Records supplied:

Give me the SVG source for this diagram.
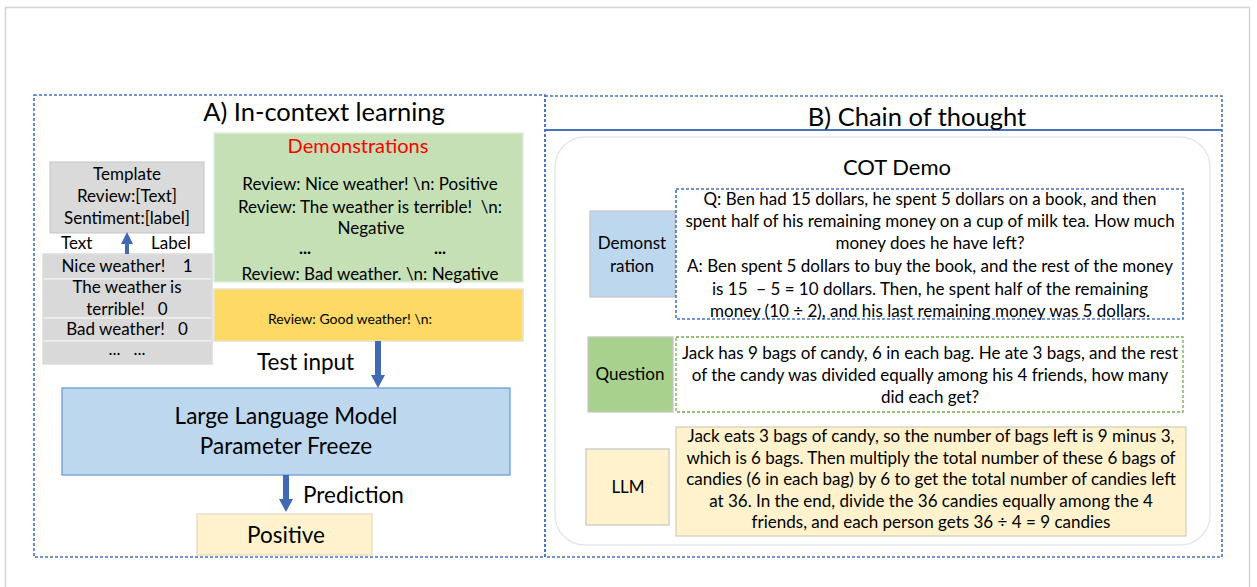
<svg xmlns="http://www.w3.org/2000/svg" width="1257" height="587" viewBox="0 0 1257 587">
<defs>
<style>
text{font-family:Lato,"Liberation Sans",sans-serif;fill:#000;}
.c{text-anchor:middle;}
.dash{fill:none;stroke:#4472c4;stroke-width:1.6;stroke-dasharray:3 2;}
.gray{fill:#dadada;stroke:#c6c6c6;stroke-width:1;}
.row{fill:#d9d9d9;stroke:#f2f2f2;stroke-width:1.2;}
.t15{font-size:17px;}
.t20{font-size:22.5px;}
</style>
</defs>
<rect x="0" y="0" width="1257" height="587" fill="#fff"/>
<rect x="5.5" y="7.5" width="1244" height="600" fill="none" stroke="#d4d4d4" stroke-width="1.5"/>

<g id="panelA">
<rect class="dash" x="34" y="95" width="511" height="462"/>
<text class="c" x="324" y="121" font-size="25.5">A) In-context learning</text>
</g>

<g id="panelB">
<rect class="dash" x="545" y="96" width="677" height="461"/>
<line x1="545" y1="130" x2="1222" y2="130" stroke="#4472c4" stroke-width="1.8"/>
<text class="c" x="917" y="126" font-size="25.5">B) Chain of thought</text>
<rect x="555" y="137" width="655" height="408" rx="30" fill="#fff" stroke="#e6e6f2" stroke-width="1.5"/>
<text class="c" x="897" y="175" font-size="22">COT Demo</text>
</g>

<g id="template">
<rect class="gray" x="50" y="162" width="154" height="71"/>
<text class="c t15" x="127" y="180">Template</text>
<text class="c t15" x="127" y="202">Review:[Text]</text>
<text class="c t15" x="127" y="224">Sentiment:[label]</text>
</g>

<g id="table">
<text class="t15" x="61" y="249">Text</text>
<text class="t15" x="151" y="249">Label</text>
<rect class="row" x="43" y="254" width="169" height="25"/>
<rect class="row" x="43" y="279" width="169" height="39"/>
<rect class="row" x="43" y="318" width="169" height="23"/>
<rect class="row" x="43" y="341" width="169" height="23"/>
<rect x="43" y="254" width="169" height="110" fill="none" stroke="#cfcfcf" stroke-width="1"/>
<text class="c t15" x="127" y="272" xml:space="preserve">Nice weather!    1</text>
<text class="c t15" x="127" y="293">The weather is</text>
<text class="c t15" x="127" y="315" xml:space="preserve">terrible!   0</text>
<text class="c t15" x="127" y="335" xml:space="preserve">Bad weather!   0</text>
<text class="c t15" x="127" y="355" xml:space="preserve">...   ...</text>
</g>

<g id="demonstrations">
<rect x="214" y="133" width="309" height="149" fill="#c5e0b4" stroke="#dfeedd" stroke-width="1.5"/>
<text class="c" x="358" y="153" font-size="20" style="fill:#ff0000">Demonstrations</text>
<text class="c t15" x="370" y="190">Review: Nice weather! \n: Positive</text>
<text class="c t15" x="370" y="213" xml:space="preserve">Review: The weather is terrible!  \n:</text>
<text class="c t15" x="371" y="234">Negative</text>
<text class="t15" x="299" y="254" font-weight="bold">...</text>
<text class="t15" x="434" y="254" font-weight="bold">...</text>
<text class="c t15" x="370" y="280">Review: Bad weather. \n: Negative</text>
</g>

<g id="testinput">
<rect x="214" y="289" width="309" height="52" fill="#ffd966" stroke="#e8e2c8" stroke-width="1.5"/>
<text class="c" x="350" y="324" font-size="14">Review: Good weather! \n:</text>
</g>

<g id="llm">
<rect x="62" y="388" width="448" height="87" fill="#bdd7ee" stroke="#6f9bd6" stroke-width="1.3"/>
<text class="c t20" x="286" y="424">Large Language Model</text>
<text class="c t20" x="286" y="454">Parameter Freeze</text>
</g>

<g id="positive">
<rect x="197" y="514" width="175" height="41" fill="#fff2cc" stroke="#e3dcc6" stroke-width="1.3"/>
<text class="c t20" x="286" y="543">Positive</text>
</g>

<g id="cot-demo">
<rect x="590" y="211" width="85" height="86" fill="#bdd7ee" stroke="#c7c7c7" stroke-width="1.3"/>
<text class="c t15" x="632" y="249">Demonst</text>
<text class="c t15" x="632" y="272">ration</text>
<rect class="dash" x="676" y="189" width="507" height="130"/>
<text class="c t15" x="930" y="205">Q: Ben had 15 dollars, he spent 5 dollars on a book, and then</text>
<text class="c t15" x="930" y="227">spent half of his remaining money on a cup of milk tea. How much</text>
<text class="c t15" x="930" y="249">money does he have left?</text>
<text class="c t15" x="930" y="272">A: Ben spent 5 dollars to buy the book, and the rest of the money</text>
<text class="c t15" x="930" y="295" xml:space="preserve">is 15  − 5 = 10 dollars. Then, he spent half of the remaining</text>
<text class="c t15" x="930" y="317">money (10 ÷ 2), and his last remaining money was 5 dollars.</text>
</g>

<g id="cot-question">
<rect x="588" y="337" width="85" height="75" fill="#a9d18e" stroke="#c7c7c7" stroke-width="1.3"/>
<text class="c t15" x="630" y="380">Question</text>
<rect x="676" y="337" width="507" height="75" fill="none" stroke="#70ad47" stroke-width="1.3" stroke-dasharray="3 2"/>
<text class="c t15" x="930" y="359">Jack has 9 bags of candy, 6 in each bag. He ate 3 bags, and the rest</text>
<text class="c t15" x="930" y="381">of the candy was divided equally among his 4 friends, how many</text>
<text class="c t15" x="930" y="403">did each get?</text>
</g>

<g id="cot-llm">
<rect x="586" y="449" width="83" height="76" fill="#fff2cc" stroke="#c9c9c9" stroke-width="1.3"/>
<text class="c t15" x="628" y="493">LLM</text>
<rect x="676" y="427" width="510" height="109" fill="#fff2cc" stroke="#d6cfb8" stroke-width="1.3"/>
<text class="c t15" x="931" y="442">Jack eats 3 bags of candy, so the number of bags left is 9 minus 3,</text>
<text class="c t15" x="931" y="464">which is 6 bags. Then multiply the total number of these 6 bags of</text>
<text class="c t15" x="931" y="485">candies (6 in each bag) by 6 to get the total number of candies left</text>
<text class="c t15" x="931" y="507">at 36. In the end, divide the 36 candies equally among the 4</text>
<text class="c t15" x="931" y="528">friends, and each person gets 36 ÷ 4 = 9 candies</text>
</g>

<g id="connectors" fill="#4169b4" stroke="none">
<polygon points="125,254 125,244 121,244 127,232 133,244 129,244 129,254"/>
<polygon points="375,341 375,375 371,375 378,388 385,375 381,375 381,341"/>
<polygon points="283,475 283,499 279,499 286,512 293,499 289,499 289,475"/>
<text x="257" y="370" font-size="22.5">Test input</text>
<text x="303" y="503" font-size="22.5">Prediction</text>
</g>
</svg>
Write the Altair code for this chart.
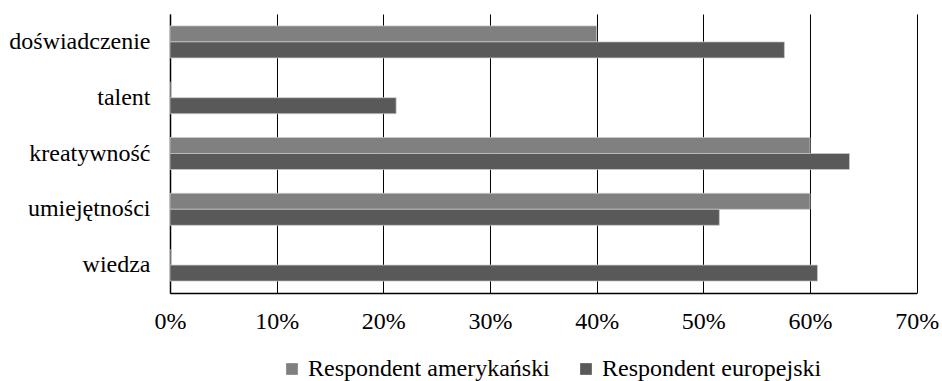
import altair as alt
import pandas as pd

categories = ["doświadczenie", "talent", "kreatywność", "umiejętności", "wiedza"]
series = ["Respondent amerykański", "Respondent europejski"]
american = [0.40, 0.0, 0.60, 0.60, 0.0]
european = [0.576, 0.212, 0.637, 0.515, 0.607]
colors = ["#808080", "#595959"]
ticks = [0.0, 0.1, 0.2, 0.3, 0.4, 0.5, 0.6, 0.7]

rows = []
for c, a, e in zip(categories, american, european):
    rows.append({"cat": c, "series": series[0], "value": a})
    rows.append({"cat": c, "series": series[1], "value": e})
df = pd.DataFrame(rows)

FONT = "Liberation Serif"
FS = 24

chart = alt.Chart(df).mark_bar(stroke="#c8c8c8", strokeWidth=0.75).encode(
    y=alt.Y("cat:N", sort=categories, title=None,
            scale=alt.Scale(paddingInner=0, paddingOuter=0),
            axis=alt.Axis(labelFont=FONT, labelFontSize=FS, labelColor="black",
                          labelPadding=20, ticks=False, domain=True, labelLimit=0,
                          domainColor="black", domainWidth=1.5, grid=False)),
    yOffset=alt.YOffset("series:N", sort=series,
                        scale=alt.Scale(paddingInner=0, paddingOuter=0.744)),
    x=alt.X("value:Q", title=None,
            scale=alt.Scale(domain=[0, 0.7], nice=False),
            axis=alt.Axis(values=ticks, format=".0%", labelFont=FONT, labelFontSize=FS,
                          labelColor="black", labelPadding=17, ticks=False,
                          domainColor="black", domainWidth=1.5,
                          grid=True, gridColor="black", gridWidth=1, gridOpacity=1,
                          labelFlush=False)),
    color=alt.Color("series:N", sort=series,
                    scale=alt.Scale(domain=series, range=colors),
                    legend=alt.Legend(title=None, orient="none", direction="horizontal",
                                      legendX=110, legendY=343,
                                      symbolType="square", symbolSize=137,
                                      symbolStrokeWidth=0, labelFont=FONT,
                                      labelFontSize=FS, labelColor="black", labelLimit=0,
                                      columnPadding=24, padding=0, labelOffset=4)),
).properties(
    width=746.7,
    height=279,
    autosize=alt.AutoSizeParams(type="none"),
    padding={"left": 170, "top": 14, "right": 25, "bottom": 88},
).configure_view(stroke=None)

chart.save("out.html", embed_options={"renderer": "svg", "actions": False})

What is being asked: Leave the pictures out and copy exactly the lines from the one with "Write the Altair code for this chart." through the one with "import pandas as pd", nothing more.

Full output:
Write the Altair code for this chart.
import altair as alt
import pandas as pd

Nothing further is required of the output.